15 straight days of rain couldn't stop the sun from shining on Oliver Carr III yesterday, as he celebrated the groundbreaking of Carr Properties' newest development, a dramatically designed, $680M project (by SHoP Architects and WDG Architecture) that, when complete, will have 50k SF of retail and 812k SF of office space, 752k SF of which will be occupied by Fannie Mae's new national HQ.
Bisnow reported after the lease was signed last January that it was possibly the largest private sector lease in DC history. When asked if he could confirm, Oliver told us it's true, as far as he knows.
Getting the Post moved out paved the way for Fannie Mae, which will move into the U-shaped building in two phases—by the end of 2017, and the rest in early 2018. When the building opens, it will have retail along an alley between it and Carr's Columbia Center next door.
Carr also is redeveloping the Apex Building in Bethesda, which will sit on top of a new Metro entrance and at the terminus of the Purple Line. Plans are already in and receiving approvals for a 937k SF project with 360k SF of office and the balance in residential and ground-floor retail. Add that to 2311 Wilson Blvd, which signed Opower (pending its acquisition by Oracle) to a 65k SF lease.
Around Midtown Center, Columbia Center is trying to become the first WELL-Certified building in DC. After buying 1615 L St NW for $213M last year, Oliver plans to turn it into "the future of office," with coffee, lounges, rooftop deck and public spaces, starting later this year. Carr Properties will be moving into 1615 L St from its home at 1776 Eye St NW.

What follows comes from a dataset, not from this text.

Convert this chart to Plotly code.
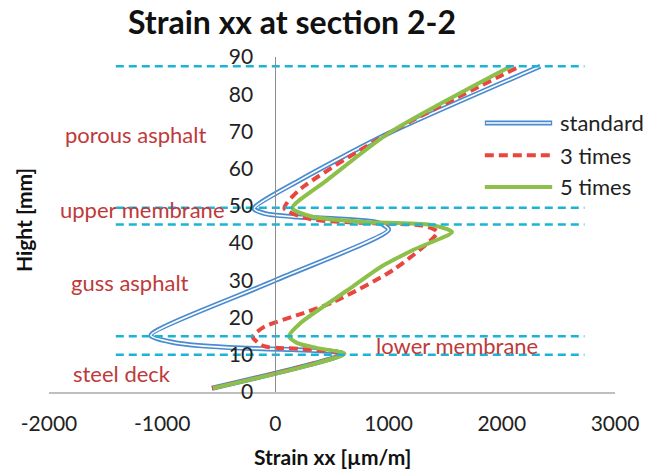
import plotly.graph_objects as go

# layer boundaries [mm] (dashed lines) and layer names
layer_tops = [10, 15, 45, 49.5, 87.5]
layer_names = ["steel deck", "lower membrane", "guss asphalt", "upper membrane", "porous asphalt"]
layer_label_pos = [(-1355, 5.1), (1605, 12.6), (-1284, 29.3), (-1178, 48.9), (-1240, 69.3)]

# strain profiles: x = strain [um/m], y = height [mm]
std_x = [-560, 600, 150, -300, -650, -900, -1100, 0, 1000, 920, 500, 200, -90, -190, 220, 1000, 2340]
std_y = [1, 10.3, 11.4, 11.8, 12.4, 13.3, 15.2, 30, 43.6, 45.4, 46.6, 47, 47.9, 49.3, 57, 69.5, 87.5]

x3_x = [-560, 600, 200, -100, -200, -100, 200, 500, 1050, 1430, 1300, 800, 300, 80, 200, 1000, 2160]
x3_y = [1, 10.3, 11.6, 12.3, 14.8, 17.5, 20.7, 24, 33, 43, 44.7, 45.4, 46.5, 49.3, 54, 69.5, 87.5]

x5_x = [-550, 610, 370, 190, 120, 220, 640, 930, 1220, 1560, 1370, 780, 340, 150, 460, 1000, 2080]
x5_y = [1, 10.3, 11.8, 13.2, 15, 18.5, 27.4, 33.6, 38.2, 43, 44.9, 45.7, 47, 49.4, 57, 69.5, 87.5]

x_ticks = [-2000, -1000, 0, 1000, 2000, 3000]
dash_x = [-1410, 2730]

blue = "#4A8BD0"
red = "#E8463E"
green = "#8DC04A"
cyan = "#1CB4D6"
label_red = "#BE3A3A"

fig = go.Figure()

# standard: double line (blue outline with white core)
fig.add_trace(go.Scatter(x=std_x, y=std_y, mode="lines", name="standard",
                         line=dict(color=blue, width=5, shape="spline", smoothing=0.7)))
fig.add_trace(go.Scatter(x=std_x, y=std_y, mode="lines", showlegend=False,
                         line=dict(color="white", width=1.6, shape="spline", smoothing=0.7)))
fig.add_trace(go.Scatter(x=x3_x, y=x3_y, mode="lines", name="3 times",
                         line=dict(color=red, width=4, dash="9px,5px", shape="spline", smoothing=0.7)))
fig.add_trace(go.Scatter(x=x5_x, y=x5_y, mode="lines", name="5 times",
                         line=dict(color=green, width=4, shape="spline", smoothing=0.7)))

for h in layer_tops:
    fig.add_trace(go.Scatter(x=dash_x, y=[h, h], mode="lines", showlegend=False,
                             line=dict(color=cyan, width=2.5, dash="8px,5px")))

for name, (lx, ly) in zip(layer_names, layer_label_pos):
    fig.add_annotation(x=lx, y=ly, text=name, showarrow=False, xanchor="center", yanchor="middle",
                       font=dict(size=22, color=label_red))

# hand-made legend to get the double line sample
leg_y = [0.803, 0.707, 0.612]
leg_items = [("standard", blue, "solid", 5), ("3 times", red, "9px,5px", 4), ("5 times", green, "solid", 4)]
for (txt, col, dsh, w), ly in zip(leg_items, leg_y):
    fig.add_shape(type="line", xref="paper", yref="paper", x0=0.770, x1=0.889, y0=ly, y1=ly,
                  line=dict(color=col, width=w, dash=dsh))
    if txt == "standard":
        fig.add_shape(type="line", xref="paper", yref="paper", x0=0.772, x1=0.887, y0=ly, y1=ly,
                      line=dict(color="white", width=1.6))
    fig.add_annotation(x=0.899, y=ly, xref="paper", yref="paper", text=txt, showarrow=False,
                       xanchor="left", yanchor="middle", font=dict(size=22, color="#222"))

fig.add_annotation(x=0.5, y=-0.194, xref="paper", yref="paper", text="<b>Strain xx [µm/m]</b>",
                   showarrow=False, xanchor="center", yanchor="middle",
                   font=dict(size=21, color="#111"))
fig.add_annotation(x=-0.046, y=0.513, xref="paper", yref="paper", text="<b>Hight [mm]</b>",
                   showarrow=False, textangle=-90, xanchor="center", yanchor="middle",
                   font=dict(size=21, color="#111"))

fig.update_layout(
    width=663, height=469,
    margin=dict(l=49, r=48, t=57, b=77),
    paper_bgcolor="white", plot_bgcolor="white",
    showlegend=False,
    font=dict(family="Lato", size=21, color="#222"),
    title=dict(text="<b>Strain xx at section 2-2</b>", x=0.4404, y=0.951, xanchor="center",
               yanchor="middle", font=dict(size=32, color="#111")),
    xaxis=dict(range=[-2000, 3000], tickvals=x_ticks, ticktext=[str(v) for v in x_ticks],
               showgrid=False, zeroline=False,
               showline=True, linecolor="#BFBFBF", linewidth=2, ticks="",
               ticklabelstandoff=12, automargin=False),
    yaxis=dict(range=[0, 90], dtick=10, showgrid=False, zeroline=False,
               showline=True, linecolor="#8C8C8C", linewidth=1, ticks="",
               anchor="free", position=0.4, ticklabelstandoff=18, automargin=False),
)

fig.write_html("out.html", config={"displayModeBar": False},
               post_script="document.body.style.margin='0';")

"Our asset quality is one of the best in DC," Oliver said after he spoke at the ceremony. We snapped him before the ceremony chatting with Ward 2 Councilman Jack Evans.
That's what's spurring the confidence in the near-term future. Carr has been selling off assets in the suburbs, dealing a Chantilly office buildings for $16M. And it's raising more money from its investors: the company is 45% owned by JPMorgan, 45% owned by Israeli firm Alony Hetz and 10% owned by smaller investors, including the Carr family and Clark Construction.

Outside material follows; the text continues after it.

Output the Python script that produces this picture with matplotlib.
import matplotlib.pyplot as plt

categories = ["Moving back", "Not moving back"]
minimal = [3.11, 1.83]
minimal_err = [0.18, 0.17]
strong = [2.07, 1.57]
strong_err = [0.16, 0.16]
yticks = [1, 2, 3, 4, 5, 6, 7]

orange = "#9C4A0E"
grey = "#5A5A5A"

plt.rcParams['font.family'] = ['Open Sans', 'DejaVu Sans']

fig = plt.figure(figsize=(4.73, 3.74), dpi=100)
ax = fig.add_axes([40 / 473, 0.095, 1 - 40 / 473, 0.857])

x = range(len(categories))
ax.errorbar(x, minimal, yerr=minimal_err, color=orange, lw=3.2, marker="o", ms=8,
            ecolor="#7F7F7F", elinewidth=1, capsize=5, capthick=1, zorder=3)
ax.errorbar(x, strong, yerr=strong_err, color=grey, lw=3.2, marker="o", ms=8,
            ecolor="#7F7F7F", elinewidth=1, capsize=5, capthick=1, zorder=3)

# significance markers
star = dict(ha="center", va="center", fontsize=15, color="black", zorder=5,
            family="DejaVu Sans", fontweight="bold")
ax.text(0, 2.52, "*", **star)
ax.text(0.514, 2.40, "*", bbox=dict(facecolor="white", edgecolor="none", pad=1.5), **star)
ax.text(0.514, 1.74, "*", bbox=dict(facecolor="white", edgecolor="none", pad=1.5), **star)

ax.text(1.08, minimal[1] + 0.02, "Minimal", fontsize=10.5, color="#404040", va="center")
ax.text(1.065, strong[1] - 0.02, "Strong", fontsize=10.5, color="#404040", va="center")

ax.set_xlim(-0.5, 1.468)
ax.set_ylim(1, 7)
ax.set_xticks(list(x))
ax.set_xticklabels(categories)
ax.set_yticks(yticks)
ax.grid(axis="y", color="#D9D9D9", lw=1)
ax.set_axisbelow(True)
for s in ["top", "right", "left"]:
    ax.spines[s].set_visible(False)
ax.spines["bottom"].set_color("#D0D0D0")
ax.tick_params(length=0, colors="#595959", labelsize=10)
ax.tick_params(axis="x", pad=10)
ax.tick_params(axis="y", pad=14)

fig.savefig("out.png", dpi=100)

"We're raising toward a goal of $300M," Oliver said. "Today we're about a $2B company. By fall 2017 we expect to be worth $4B or $5B."
Hitting that goal means a few decisions coming up, including whether to speculatively develop the Wendy's site in Courthouse, a 187k SF mixed-use building at one of the most prominent intersections in Arlington, or wait for an office tenant in the still-depressed NoVa market. Oliver said the firm hasn't decided yet.
Carr clearly expects great things from its projects, and yesterday was hailed as an achievement, despite some community uproar over the expedited construction schedule—and blocked off bike lanes as a result.
"This project is going to bring life back to a neighborhood that didn't have any," Evans told the crowd on the sidewalk before the dirt was turned. Next to the councilman and Oliver is Mayor Muriel Bowser, Carr Properties managing director Austin Holderness and Clark Construction SVP Lee DeLong.